Building a Static Analyzer from Scratch

OMAR

Github Actions is increasingly becoming a popular tool for organizations to run CI and other automation tasks, and understandably so: they’re easy to use, composable, and have tons of available integrations. Like with any technology though, they come with security risks and concerns that can be easily overlooked.

Instead of dissecting common Github Actions vulnerabilities, we’ll talk about what makes them the perfect target for static analysis. We’ll talk about the principles behind great static analysis tools, then demonstrate these principles using the tool we wrote specifically to find vulnerabilities in Github Actions.

Cracking DePIN: Decentralized Devices, Centralized Disasters

Guanxing Wen

Decentralized Physical Infrastructure Networks (DePIN) are the latest Web3 hype machine — powering cloud phones, GPU edge nodes, and rendering clients that promise to reshape the internet and reward you in tokens while doing it. But behind all the buzzwords and blockchain dashboards, we found a whole lot of the same old IoT security sins — just with more centralization and a bigger attack surface.

This talk walks through our analysis of three leading DePIN platforms with thousands of globally deployed nodes and billions in market cap. Spoiler: one MQTT command can hijack 62,000+ GPU nodes into a mining botnet. Another lets you backdoor a user’s cloud phone via a backend config that nobody remembered was public. And a rendering client with a $2B market cap? One malicious link = remote shell. Fun times.

We’ll break down each exploit path — from BLE interfaces and path traversal to cloud service misconfigs and full remote compromise — with demos, technical details, and enough “wait, what?” moments to go around. This is the first public teardown of DePIN from the attacker’s perspective, and it paints a messy picture: centralized control, proprietary blobs, and zero disclosure processes hiding behind a token-incentive façade.
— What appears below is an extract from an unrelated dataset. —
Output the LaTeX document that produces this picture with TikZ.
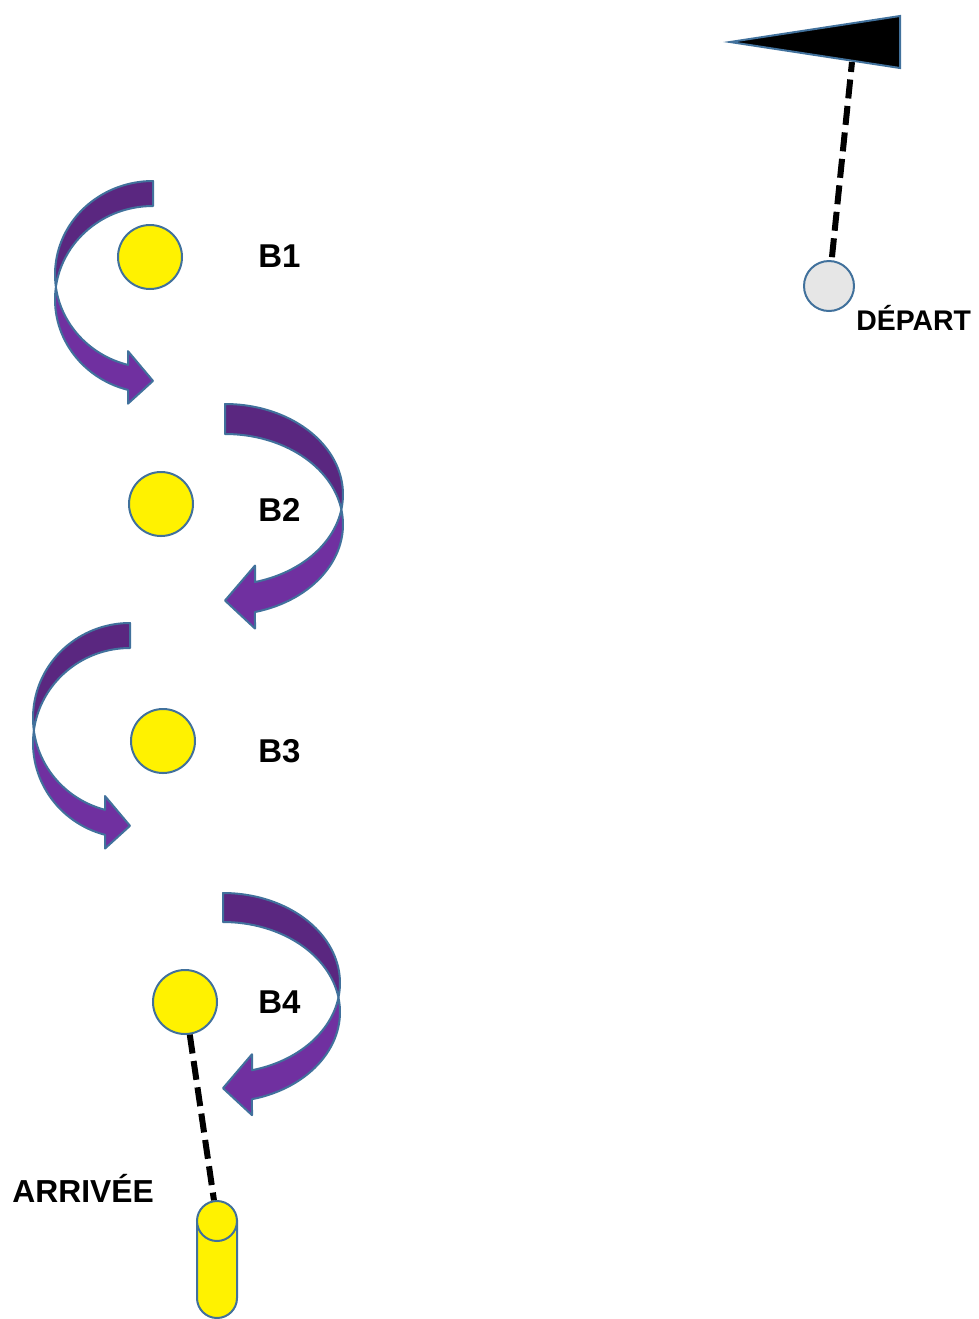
\documentclass[tikz,border=0pt]{standalone}
\usepackage{fontspec}
\setmainfont{Liberation Sans}
\definecolor{rim}{HTML}{41719C}
\definecolor{purpledark}{HTML}{5A2780}
\definecolor{purplelight}{HTML}{7030A0}
\definecolor{startgray}{HTML}{E6E6E6}

% curved arrow: top (x,y), side (+1 right, -1 left), width, thickness, radius
\newcommand{\bendarrow}[6]{%
  \pgfmathsetmacro\aphi{acos(#5/#4)}
  \pgfmathsetmacro\across{asin(#5/(2*#6))}
  \pgfmathsetmacro\acx{#4*cos(\across)}
  \pgfmathsetmacro\acy{#6+#5/2}
  \pgfmathsetmacro\aup{#6*(1+sin(\aphi))}
  \pgfmathsetmacro\alow{\aup+#5}
  \pgfmathsetmacro\aext{0.55*#5}
  \pgfmathsetmacro\atip{\aup+#5/2+3.5}
  \begin{scope}[shift={(#1,#2)}, xscale=#3]
    \filldraw[fill=purpledark, draw=rim, line width=1pt, line join=round]
      (0,0) arc[start angle=-90, end angle=\across, x radius=#4, y radius=#6]
      arc[start angle=-\across, end angle=-90, x radius=#4, y radius=#6] -- cycle;
    \filldraw[fill=purplelight, draw=rim, line width=1pt, line join=round]
      (\acx,\acy) arc[start angle=-\across, end angle=\aphi, x radius=#4, y radius=#6]
      -- (#5,\alow+\aext) -- (0,\atip) -- (#5,\aup-\aext) -- (#5,\aup)
      arc[start angle=\aphi, end angle=\across, x radius=#4, y radius=#6] -- cycle;
  \end{scope}}

\begin{document}
\begin{tikzpicture}[x=0.5pt, y=-0.5pt,
    ball/.style={circle, draw=rim, fill=yellow, line width=1pt, inner sep=0pt, minimum size=32pt},
    label/.style={anchor=base west, inner sep=0pt, font=\fontsize{16.5}{18}\selectfont\bfseries},
    pole/.style={line width=3pt, dash pattern=on 9.5pt off 3.8pt}]
    \useasboundingbox (0,0) rectangle (979,1319);

    % start flag
    \coordinate (flagfoot) at (852,62);
    \node[circle, draw=rim, fill=startgray, line width=1pt, inner sep=0pt, minimum size=25pt] (depart) at (829,286) {};
    \draw[pole, dash phase=4.5pt] (flagfoot) -- (depart);
    \filldraw[fill=black, draw=rim, line width=1pt] (730,42) -- (900,16) -- (900,68) -- cycle;
    \node[anchor=base west, inner sep=0pt, font=\fontsize{14.2}{16}\selectfont\bfseries] (departlbl) at (856,330) {DÉPART};

    % the four balls
    \node[ball] (b1) at (150,257) {};
    \node[label] (b1lbl) at (258,267) {B1};
    \node[ball] (b2) at (161,504) {};
    \node[label] (b2lbl) at (258,521) {B2};
    \node[ball] (b3) at (163,741) {};
    \node[label] (b3lbl) at (258,762) {B3};
    \node[ball] (b4) at (185,1002) {};
    \node[label] (b4lbl) at (258,1013) {B4};

    % turning arrows
    \bendarrow{153}{181}{-1}{98}{25}{93.5}
    \bendarrow{225}{404}{1}{118}{30}{90.5}
    \bendarrow{130}{623}{-1}{97}{25}{95}
    \bendarrow{223}{893}{1}{117}{29}{90}

    % finish
    \filldraw[fill=yellow, draw=rim, line width=1pt] (197,1221) -- (197,1298)
      arc[start angle=180, end angle=0, x radius=20, y radius=20] -- (237,1221) -- cycle;
    \node[circle, draw=rim, fill=yellow, line width=1pt, inner sep=0pt, minimum size=20pt] (goal) at (217,1221) {};
    \draw[pole] (b4) -- (goal);
    \node[anchor=base west, inner sep=0pt, font=\fontsize{15.9}{18}\selectfont\bfseries] (arrlbl) at (12,1202) {ARRIVÉE};
\end{tikzpicture}
\end{document}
Decentralization sounds cool. But when your orchestrator pushes unsigned payloads to 60,000 nodes, it doesn’t matter how many tokens you’re holding. Without open code, real audits, and actual bug bounties, DePIN is sleepwalking into an IoT-style disaster — just with more crypto and bigger GPUs.

Bring your popcorn, and maybe cancel that DePIN investment.

Crash (Exploit) and Burn: How to Lose a Cyber War in 10 Procurement Cycles

Winnona Bernsen

Dive into the broken, bureaucratic, and bizarre world of 0day acquisition. Over the last year, I scraped all of CTFTime, combed through the iSoon leaks, and interviewed over 30 hackers, brokers, policy wonks, and current/former spooks to map how the U.S. and China really acquire offensive capabilities.

Spoiler: China is beating us – underpaying researchers, weaponizing youth Capture-the-Flag leagues, and using vulnerability disclosure laws to create a scary funnel of exploits into their intelligence apparatus. Meanwhile, U.S. agencies cling to stealth over speed, shovel cash at defense primes, and ghost vendors mid-contract.

This talk is a breakdown of China’s terrifyingly efficient cyber-industrial complex, the U.S.’s terrifying bureaucracy around bugs, and the weird vibes of being a VR firm in a geopolitical game of Go, sticking around even though it would probably be easier to ragequit and do smart contract auditing instead. As with any good talk, there will be recommendations at the end, both for governments and for vendors.

If you’ve ever written an exploit, sold one, defended against one, or just screamed into the void about how slow the government is, this talk’s for you.